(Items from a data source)
■ ■ ■ ■

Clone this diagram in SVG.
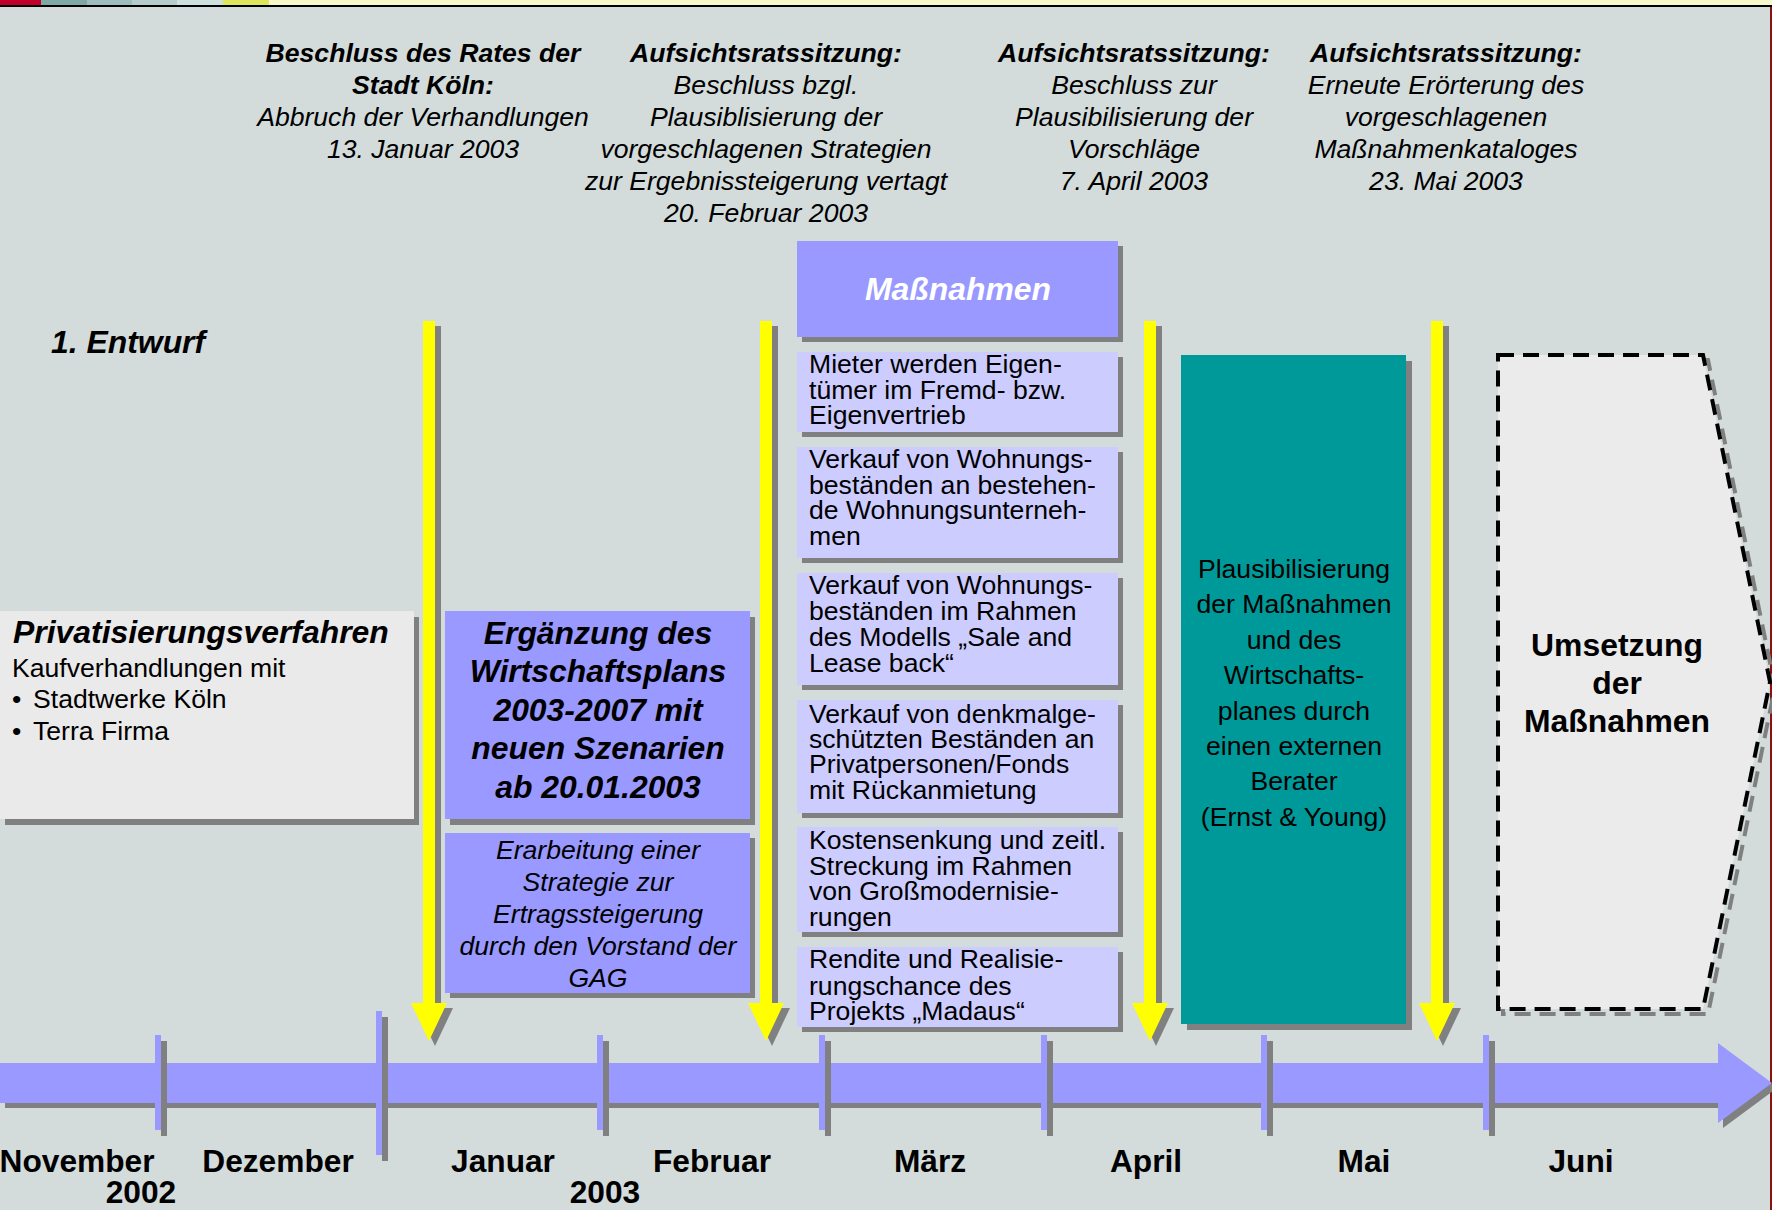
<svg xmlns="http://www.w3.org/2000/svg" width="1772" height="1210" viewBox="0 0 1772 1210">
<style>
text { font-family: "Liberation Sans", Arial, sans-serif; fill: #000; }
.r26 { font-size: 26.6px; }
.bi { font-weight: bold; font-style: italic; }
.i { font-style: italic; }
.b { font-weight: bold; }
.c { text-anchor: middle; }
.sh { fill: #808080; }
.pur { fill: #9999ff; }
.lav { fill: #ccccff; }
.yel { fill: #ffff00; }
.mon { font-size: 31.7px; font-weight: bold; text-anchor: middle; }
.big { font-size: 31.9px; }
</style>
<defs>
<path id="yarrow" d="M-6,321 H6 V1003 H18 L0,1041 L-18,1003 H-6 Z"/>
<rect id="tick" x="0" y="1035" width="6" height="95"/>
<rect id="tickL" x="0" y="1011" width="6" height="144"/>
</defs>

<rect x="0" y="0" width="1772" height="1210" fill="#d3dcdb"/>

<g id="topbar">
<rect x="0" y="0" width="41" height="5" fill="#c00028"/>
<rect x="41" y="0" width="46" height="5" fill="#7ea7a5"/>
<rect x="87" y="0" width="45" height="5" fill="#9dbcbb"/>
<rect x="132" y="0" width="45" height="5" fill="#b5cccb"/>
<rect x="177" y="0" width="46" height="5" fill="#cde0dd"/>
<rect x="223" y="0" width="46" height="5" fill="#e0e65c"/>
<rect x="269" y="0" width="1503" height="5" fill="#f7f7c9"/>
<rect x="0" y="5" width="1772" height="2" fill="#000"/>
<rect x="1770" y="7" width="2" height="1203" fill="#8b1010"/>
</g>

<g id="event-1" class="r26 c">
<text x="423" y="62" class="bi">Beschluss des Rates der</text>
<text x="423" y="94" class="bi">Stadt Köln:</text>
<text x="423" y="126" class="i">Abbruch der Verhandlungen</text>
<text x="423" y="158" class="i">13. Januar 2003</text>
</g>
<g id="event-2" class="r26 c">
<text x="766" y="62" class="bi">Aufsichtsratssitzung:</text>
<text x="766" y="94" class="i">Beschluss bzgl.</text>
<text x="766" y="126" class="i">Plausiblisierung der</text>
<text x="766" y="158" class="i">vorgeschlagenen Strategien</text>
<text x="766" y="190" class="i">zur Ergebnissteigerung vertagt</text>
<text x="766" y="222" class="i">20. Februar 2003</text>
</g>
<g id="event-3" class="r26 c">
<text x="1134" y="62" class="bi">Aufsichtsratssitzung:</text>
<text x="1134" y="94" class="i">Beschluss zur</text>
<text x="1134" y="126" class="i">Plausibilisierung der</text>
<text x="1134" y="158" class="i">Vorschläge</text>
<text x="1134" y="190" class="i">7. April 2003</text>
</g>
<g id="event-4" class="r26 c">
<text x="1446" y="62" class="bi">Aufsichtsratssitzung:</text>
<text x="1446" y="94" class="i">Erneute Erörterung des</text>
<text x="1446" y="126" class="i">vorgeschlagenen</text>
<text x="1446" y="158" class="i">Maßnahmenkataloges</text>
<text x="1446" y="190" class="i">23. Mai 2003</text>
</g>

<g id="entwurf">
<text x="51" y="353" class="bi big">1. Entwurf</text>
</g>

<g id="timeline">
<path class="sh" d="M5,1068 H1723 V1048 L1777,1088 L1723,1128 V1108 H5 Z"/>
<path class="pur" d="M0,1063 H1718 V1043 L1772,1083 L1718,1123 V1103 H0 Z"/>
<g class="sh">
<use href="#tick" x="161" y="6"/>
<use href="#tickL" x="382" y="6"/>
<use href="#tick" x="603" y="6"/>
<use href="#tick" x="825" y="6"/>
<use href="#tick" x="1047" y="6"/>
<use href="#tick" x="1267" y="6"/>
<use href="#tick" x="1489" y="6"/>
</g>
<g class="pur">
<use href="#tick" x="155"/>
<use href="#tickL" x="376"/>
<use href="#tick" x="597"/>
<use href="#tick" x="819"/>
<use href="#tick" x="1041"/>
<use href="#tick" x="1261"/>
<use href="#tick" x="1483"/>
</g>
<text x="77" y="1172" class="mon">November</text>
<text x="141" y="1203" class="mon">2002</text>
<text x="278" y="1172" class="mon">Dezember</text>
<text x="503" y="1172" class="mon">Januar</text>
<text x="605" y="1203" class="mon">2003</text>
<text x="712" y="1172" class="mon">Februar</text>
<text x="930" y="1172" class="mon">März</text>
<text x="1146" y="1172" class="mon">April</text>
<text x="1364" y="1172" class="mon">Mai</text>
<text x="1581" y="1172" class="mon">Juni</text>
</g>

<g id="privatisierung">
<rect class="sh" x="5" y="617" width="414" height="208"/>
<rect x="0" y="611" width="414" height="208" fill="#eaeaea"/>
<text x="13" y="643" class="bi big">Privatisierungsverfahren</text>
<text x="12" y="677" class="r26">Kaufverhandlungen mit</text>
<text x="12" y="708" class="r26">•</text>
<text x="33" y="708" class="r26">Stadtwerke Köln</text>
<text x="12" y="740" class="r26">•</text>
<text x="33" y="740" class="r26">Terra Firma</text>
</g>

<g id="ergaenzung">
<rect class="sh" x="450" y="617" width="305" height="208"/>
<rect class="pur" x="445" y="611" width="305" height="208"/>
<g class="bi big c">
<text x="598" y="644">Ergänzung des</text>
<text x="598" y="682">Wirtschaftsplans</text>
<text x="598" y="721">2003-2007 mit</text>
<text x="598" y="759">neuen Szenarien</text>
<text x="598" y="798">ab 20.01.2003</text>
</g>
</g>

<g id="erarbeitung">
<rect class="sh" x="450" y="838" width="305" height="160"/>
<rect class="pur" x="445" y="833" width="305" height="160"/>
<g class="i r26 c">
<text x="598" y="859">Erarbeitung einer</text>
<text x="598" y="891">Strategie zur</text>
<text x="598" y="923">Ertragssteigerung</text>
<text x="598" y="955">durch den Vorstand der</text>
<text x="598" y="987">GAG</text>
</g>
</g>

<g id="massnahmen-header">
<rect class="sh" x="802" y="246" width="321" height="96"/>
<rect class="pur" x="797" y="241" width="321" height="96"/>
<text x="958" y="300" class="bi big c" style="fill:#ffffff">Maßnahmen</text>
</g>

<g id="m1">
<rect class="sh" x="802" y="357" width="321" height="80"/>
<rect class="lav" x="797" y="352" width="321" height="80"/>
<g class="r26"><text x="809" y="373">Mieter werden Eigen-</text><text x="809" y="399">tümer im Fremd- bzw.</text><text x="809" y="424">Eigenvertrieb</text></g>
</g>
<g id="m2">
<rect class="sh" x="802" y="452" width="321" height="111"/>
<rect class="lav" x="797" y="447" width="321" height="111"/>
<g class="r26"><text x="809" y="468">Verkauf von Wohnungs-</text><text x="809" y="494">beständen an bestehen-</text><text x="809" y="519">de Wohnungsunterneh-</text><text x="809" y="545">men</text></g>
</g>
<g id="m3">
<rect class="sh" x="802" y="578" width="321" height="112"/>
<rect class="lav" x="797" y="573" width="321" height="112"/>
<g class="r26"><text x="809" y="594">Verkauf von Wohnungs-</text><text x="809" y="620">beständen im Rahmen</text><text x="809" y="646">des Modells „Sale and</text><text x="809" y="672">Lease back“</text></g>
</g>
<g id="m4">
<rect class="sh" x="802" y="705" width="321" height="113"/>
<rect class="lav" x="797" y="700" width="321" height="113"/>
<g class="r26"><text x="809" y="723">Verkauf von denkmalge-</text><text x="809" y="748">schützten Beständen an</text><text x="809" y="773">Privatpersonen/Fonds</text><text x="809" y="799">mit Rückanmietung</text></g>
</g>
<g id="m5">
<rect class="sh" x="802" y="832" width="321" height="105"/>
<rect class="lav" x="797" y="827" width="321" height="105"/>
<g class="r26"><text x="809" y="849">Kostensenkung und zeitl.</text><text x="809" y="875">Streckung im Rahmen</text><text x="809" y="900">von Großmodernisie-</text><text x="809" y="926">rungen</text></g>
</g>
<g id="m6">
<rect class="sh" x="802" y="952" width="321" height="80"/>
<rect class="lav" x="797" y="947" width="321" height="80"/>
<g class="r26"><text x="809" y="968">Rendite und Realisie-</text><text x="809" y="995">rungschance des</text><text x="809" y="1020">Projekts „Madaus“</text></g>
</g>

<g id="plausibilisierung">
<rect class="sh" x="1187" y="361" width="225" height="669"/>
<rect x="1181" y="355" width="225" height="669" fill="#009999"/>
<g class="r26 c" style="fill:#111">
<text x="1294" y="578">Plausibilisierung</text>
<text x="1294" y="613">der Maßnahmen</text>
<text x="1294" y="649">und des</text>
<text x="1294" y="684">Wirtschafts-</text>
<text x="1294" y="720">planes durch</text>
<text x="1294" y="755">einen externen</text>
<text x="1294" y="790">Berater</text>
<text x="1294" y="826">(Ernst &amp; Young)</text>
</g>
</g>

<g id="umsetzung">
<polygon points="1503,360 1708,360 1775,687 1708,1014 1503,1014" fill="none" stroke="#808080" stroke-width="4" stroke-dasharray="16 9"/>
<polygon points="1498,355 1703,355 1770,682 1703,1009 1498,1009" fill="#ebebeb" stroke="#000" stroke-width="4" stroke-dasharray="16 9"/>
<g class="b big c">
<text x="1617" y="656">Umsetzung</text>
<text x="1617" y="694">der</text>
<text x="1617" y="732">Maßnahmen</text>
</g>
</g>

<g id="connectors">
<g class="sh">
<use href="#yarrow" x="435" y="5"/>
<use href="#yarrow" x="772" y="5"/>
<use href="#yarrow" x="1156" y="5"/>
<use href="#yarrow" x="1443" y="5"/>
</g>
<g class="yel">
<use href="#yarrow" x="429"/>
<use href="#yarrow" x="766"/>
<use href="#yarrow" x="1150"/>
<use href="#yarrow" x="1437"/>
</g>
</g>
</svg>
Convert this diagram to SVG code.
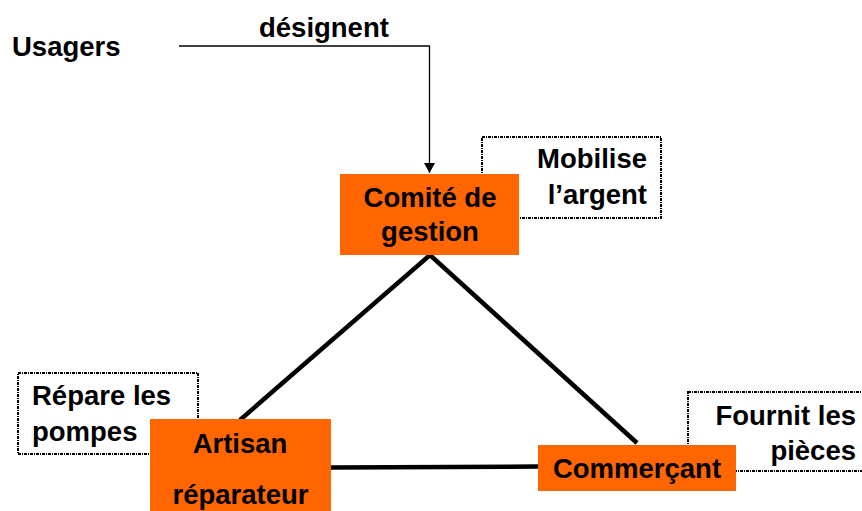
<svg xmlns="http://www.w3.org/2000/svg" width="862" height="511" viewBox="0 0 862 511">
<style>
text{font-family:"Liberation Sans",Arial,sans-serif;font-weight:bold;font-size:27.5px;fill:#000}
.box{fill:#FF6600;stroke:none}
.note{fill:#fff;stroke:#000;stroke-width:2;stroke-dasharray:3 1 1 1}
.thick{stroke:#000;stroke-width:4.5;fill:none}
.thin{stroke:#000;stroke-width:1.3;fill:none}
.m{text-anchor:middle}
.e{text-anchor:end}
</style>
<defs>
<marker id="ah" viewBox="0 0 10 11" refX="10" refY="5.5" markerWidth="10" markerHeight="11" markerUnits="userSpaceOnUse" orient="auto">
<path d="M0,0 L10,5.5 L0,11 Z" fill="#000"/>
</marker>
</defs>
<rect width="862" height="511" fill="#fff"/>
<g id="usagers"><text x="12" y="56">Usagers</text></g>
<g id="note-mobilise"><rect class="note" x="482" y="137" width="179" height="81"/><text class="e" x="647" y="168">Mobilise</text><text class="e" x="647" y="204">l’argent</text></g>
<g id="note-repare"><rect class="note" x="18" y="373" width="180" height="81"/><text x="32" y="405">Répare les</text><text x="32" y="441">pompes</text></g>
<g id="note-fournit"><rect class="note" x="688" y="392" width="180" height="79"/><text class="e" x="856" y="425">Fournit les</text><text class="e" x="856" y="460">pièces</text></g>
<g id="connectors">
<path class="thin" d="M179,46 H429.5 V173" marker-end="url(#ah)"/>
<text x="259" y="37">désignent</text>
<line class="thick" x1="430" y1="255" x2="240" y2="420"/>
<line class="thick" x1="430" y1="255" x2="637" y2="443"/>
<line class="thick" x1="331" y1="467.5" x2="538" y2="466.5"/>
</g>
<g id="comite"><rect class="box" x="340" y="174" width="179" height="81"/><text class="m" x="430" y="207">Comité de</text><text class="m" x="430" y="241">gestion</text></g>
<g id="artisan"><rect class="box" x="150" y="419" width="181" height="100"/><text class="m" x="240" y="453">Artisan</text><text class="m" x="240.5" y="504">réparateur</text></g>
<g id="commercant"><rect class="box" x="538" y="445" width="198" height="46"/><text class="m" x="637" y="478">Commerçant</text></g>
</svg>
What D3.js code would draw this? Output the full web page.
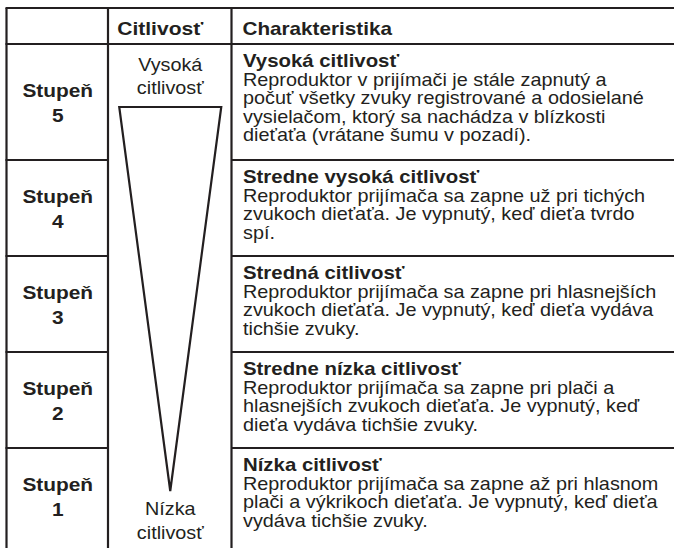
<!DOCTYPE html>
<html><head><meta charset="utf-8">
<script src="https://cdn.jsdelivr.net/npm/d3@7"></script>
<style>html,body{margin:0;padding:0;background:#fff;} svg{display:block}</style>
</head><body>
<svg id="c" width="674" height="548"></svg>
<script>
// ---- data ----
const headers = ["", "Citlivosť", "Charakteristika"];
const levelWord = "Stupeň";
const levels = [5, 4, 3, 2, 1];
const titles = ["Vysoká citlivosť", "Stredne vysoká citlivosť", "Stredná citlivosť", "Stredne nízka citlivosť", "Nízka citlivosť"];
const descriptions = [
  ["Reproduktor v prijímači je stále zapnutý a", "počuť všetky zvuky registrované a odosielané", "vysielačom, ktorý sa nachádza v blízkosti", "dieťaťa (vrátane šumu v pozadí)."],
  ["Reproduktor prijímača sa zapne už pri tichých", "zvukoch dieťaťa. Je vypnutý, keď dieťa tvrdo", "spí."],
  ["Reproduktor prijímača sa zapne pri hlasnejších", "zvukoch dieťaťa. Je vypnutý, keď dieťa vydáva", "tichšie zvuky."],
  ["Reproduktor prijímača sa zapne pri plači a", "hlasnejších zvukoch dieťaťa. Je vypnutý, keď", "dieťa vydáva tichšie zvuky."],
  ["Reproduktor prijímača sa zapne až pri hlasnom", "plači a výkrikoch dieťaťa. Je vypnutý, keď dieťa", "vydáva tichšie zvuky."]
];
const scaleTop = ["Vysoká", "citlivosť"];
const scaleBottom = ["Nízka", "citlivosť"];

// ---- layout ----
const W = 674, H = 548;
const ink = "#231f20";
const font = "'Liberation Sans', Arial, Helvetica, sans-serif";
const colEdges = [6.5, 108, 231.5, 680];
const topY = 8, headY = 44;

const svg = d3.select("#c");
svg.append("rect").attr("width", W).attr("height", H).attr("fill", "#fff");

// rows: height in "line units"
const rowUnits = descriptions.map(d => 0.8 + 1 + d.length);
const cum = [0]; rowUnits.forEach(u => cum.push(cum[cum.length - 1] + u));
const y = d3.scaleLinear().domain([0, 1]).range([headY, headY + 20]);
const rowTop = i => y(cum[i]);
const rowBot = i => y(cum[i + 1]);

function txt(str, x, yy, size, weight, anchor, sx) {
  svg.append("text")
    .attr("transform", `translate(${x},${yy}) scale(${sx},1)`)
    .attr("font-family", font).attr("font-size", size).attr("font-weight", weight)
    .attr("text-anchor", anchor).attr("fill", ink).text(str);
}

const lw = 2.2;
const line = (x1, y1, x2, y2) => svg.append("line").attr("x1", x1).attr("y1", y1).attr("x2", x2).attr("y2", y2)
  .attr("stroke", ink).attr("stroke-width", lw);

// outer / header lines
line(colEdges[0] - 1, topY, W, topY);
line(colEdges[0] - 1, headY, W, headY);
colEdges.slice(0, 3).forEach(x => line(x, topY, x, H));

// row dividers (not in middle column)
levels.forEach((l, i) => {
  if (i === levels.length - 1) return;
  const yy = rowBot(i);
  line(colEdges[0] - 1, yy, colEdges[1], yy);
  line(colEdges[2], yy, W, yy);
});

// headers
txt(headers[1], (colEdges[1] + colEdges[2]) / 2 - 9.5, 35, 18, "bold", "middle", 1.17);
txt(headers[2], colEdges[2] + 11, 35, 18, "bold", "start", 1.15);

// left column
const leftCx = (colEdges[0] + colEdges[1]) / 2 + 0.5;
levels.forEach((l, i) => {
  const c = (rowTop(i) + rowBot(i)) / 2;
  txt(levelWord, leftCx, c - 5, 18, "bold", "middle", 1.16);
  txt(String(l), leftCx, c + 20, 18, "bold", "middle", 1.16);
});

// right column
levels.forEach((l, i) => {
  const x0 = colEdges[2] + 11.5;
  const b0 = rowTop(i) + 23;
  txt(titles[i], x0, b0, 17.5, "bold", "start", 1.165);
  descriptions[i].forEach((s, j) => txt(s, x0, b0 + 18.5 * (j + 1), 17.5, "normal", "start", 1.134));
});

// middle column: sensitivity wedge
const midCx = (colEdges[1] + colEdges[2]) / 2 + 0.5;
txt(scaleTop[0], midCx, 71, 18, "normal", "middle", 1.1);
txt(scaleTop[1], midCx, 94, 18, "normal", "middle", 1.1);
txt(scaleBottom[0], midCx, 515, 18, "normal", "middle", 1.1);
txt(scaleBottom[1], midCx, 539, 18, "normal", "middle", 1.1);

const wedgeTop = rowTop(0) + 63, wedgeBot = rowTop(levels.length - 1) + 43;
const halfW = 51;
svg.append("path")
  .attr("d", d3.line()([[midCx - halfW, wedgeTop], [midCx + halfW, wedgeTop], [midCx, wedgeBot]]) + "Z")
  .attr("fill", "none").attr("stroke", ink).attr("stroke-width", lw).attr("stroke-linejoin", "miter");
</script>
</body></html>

■ ■ ■ ■

• _SHORT PROBLEM_
Report how many lines contain "diagram". Give nothing but the number.

• _WRITTEN SOLUTION_
2